Tai Chi as a Martial Art
Tai Chi Ch’uan literally means “supreme ultimate fist” and is considered the softest of all the martial arts. Tai Chi Ch’uan is soft as far as muscular tension is concerned but maximizes the use of internal energy flow. The harder or more external martial arts utilize greater muscular tension, which decreases the flow of internal energy. The energy I refer to is called “Qi” (Chi). Simply, Qi is the energy that flows through all things. Qi is and is what gives us life and good health. In martial arts, Qi flow gives increased power to the movements. Internal styles rely heavily on “mind intent” (concentration, will etc.) to direct the Qi through relaxed muscles that do not hinder the flow of energy.
Tai Chi as a martial art follows the ancient principles of the Tao, pronounced Dao, or “The Way”. The basic philosophy of the Tao is a belief that all things of nature seeks an energetic balance and that there is a flow in the life of all living things and throughout the universe that should not be resisted. The balance of nature is described by the Yin and Yang. These are two opposing or opposite polarities such as hard and soft, night and day, man and women, white and black, negative and positive. It is believed that to resist the forces of nature would be destructive. In martial arts, to resist the incoming force would then be destructive. Tai Chi as a martial art follows this principle. The Tai Chi practitioner would follow the flow of the opponent's energy rather than resist it. In directly meeting force one would most likely share with the opponent in injuries. The Tai Chi practitioner would rather stick to the incoming energy, rather than block it, then redirect the energy and uproot the opponent then counter attack with use of internal force (Qi). Because of being relaxed the Tai Chi practitioner can also move very quickly. Because of a high level of sensitivity developed in Tai Chi practice the Tai Chi practitioner is quite aware of the attack almost before it begins. The relaxed movements are really not totally relaxed, as you do need some muscular tension to perform any movements. Tai Chi seeks to use only the amount of energy required and no more or less. The external martial art styles rely heavily on external muscular tension (localized Qi). There are greater muscular stresses. The external styles rely very much on youthful physical ability, balance, dexterity and endurance. The more advanced hard style practitioner, as he/she gets older, may even begin to rely on more relaxed movement as muscles atrophy and get weaker with age.
The big advantage with external styles is that one can learn self-defense more rapidly than Tai Chi which requires years to develop properly as a martial art.

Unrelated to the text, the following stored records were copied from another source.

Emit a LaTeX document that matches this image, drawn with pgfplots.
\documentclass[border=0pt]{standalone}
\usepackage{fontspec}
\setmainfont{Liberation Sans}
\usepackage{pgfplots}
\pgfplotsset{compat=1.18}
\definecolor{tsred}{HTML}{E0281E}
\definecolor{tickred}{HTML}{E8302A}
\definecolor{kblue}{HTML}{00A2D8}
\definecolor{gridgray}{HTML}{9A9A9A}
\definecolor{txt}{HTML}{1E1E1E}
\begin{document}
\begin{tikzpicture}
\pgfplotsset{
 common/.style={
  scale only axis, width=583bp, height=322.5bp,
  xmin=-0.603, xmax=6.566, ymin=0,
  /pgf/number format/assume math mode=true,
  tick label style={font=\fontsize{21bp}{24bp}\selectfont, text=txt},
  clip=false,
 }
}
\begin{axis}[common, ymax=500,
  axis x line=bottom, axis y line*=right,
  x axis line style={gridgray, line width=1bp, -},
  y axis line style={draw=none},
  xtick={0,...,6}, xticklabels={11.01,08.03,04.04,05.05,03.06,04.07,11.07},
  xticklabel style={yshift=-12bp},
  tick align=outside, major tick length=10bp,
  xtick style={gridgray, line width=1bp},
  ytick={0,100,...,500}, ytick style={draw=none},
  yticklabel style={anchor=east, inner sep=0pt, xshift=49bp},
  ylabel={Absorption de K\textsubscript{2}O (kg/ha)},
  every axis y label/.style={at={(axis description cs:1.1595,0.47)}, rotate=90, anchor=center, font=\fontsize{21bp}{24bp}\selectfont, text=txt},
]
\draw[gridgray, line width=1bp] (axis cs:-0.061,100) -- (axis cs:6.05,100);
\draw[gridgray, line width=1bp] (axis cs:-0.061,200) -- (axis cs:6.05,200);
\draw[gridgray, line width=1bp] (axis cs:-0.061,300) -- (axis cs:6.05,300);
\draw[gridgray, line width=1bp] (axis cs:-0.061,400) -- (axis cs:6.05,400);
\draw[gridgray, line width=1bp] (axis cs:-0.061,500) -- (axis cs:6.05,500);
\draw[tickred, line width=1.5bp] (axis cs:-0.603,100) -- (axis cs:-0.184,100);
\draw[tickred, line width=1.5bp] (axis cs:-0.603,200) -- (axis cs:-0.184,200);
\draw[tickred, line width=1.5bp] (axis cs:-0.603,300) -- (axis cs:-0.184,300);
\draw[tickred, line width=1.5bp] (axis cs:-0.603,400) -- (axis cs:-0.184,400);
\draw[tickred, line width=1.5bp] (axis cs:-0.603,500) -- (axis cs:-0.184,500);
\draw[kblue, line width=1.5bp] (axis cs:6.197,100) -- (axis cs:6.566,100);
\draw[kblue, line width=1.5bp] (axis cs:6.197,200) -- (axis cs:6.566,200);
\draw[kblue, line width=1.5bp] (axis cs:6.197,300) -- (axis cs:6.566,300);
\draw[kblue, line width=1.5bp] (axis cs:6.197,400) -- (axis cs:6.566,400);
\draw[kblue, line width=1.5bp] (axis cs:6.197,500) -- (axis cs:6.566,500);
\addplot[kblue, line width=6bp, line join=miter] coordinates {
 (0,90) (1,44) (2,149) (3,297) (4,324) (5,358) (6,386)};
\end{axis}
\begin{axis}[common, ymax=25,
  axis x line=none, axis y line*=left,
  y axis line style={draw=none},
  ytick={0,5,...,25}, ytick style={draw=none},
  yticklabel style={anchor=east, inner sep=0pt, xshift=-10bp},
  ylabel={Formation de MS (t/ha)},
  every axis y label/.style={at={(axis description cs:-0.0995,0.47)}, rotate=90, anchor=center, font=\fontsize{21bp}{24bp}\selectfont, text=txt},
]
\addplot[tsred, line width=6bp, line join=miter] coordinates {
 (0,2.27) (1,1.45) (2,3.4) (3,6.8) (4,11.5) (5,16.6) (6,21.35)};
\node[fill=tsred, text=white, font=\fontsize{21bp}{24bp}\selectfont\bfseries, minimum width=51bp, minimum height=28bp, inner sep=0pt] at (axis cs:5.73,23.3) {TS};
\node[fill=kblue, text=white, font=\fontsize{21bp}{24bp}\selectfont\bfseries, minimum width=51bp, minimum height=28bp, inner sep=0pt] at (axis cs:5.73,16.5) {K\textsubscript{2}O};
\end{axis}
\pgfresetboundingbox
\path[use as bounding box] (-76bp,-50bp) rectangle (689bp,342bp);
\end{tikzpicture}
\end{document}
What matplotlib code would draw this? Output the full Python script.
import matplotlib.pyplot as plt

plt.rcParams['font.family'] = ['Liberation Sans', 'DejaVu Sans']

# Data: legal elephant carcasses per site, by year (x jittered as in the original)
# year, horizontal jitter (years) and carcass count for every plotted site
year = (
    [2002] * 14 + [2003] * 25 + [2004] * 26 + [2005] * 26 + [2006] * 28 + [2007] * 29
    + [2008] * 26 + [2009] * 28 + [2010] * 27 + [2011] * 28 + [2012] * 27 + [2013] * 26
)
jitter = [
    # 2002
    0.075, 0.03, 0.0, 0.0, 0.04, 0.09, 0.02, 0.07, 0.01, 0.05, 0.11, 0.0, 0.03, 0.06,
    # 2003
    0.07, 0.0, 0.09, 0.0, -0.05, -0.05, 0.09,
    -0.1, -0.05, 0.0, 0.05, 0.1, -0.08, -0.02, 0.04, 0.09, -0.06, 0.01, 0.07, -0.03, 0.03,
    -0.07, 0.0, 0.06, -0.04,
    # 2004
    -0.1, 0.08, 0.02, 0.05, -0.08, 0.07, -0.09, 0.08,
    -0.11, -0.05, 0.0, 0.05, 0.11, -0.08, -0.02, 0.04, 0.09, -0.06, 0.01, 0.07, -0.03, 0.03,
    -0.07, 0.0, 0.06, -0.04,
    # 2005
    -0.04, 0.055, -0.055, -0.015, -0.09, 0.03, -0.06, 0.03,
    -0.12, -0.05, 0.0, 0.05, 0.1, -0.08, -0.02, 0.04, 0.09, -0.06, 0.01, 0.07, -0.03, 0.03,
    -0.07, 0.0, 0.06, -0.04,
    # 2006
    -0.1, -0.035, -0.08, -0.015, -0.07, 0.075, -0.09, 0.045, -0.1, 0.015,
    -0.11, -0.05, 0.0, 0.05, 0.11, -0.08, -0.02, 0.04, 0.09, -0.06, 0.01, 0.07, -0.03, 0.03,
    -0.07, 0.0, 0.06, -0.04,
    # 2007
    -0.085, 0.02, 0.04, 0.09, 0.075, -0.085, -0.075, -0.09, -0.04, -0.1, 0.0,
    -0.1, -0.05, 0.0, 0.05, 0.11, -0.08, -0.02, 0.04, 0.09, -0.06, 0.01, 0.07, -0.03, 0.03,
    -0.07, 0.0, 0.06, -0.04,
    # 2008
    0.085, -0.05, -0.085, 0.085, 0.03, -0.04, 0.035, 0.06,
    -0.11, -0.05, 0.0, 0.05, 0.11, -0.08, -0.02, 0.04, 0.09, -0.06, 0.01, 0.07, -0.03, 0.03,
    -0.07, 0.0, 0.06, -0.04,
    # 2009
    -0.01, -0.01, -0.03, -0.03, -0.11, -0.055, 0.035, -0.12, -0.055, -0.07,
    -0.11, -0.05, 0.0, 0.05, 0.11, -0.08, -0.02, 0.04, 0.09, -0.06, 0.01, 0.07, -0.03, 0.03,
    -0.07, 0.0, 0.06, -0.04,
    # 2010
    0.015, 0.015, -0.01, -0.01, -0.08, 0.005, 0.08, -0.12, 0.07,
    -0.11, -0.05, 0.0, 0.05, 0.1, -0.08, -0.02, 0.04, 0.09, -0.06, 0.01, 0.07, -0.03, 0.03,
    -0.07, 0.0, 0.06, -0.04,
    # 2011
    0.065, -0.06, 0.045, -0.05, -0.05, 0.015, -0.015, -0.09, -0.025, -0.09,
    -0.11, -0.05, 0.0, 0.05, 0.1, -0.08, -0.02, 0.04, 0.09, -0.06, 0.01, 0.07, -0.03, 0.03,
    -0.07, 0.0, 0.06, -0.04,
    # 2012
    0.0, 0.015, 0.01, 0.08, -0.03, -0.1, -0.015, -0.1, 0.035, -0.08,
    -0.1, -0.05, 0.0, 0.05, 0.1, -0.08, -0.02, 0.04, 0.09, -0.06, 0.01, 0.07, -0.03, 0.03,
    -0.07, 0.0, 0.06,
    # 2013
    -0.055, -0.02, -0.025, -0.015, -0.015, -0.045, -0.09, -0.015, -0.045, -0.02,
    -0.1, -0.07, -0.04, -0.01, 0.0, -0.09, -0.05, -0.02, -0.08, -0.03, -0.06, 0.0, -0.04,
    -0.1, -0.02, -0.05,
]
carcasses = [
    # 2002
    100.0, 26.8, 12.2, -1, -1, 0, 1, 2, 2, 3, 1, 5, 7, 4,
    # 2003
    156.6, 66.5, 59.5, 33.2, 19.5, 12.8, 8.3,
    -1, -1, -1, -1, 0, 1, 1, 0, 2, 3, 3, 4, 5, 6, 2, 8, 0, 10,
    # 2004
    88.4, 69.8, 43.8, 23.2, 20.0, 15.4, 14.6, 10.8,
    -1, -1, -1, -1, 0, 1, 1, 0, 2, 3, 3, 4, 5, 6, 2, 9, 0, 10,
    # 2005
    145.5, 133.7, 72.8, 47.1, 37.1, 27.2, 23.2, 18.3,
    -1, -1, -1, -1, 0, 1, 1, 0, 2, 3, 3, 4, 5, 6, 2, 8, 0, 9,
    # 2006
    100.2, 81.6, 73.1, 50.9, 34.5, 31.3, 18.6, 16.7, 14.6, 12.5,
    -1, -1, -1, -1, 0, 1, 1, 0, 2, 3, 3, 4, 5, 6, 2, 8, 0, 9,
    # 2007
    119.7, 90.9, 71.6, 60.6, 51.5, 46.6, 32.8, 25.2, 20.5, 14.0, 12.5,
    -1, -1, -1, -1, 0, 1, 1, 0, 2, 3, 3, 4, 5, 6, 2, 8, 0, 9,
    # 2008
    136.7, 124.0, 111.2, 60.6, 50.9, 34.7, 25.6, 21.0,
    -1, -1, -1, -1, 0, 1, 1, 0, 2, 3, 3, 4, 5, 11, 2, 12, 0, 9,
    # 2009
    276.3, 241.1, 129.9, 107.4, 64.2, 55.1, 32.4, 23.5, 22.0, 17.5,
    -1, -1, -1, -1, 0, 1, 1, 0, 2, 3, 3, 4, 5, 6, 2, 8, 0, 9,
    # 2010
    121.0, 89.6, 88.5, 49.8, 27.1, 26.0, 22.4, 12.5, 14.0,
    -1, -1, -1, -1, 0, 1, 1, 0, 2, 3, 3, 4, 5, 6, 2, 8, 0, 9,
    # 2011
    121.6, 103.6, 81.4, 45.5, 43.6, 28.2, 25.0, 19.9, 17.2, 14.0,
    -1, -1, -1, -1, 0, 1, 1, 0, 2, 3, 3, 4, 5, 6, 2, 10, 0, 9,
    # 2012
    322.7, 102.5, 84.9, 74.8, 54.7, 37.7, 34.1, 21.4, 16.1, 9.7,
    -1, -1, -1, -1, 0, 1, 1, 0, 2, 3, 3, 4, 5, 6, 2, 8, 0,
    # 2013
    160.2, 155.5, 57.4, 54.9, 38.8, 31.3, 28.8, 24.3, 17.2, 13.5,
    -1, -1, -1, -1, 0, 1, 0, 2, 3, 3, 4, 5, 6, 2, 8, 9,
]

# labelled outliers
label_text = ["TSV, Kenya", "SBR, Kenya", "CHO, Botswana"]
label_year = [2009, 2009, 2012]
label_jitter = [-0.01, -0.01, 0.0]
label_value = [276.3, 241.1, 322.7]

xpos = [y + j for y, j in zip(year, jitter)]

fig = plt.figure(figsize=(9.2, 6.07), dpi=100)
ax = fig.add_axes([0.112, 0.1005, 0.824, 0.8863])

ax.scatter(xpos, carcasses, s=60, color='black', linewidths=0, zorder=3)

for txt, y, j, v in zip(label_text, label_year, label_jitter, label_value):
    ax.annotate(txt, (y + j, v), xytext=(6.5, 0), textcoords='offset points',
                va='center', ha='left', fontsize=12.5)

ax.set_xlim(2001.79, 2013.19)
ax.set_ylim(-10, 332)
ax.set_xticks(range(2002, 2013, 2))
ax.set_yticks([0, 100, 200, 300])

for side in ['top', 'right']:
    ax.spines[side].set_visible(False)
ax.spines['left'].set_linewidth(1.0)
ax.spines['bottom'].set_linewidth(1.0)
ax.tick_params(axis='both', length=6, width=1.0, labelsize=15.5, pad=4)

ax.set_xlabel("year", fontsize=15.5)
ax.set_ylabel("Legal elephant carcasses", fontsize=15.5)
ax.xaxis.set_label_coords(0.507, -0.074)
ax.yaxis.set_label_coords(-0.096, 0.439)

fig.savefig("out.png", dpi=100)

There are also very few people today practicing Tai Chi for its martial purpose. Most people practice Tai Chi for its health benefits. Today Tai Chi is practiced by millions of peoples throughout the world. Tai Chi for health is practiced by men and women of all ages, from young adults to seniors. They find it a calming pleasant activity that can be practiced anytime almost anywhere. Tai Chi can then be defined simply as “relaxed physical movement with a peaceful but focused mind” and has been described as “moving yoga” or “movement in meditation”.